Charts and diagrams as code
....................

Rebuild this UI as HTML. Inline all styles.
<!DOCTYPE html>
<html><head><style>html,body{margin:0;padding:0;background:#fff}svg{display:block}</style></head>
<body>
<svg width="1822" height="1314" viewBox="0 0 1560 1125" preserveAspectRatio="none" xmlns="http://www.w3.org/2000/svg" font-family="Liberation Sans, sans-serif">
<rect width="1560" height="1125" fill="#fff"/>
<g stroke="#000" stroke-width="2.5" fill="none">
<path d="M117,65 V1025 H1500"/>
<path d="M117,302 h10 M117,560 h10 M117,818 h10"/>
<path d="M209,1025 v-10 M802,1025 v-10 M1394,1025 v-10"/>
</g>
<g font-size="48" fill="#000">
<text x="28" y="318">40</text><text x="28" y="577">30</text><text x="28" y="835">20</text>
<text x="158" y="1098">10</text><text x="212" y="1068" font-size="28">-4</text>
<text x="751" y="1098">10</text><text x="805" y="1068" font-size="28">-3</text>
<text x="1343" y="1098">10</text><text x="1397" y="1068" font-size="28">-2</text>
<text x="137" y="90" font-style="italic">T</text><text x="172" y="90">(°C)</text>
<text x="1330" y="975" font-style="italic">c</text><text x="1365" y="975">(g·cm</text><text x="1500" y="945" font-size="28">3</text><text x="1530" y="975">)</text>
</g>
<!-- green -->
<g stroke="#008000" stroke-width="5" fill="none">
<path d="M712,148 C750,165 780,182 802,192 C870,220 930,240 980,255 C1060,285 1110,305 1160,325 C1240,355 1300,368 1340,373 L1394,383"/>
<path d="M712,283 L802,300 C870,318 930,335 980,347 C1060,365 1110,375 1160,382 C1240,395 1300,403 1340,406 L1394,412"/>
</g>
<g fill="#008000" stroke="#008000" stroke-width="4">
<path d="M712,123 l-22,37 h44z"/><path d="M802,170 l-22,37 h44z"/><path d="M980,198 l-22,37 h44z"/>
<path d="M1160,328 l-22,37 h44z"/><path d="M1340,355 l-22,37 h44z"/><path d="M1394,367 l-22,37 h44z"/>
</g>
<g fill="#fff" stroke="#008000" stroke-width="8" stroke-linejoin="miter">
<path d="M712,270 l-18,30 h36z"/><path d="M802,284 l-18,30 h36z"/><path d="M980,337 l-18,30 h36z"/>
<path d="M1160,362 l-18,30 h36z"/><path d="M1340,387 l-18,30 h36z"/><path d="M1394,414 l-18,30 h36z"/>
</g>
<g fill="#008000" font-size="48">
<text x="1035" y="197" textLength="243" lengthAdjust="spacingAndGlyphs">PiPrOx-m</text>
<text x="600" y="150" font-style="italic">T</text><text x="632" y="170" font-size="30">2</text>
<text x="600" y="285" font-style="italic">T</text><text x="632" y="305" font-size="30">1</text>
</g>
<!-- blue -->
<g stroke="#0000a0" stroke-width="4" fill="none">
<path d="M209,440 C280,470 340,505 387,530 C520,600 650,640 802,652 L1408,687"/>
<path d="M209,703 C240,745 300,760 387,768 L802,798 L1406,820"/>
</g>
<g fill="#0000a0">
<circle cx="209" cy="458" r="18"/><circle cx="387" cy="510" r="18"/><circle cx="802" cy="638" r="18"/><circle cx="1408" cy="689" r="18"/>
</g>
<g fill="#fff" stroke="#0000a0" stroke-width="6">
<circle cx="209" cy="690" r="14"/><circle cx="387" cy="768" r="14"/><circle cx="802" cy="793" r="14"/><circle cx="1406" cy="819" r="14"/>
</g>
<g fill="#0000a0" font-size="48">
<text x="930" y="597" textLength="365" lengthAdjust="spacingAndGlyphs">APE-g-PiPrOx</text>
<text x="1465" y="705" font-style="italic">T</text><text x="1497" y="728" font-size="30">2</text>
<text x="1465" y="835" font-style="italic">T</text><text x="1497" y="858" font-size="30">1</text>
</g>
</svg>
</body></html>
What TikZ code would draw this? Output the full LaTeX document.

....................

## WHAT YOU NEED TO DO
Give only the number of lines that include the word "this".

## CORRECT RESPONSE
2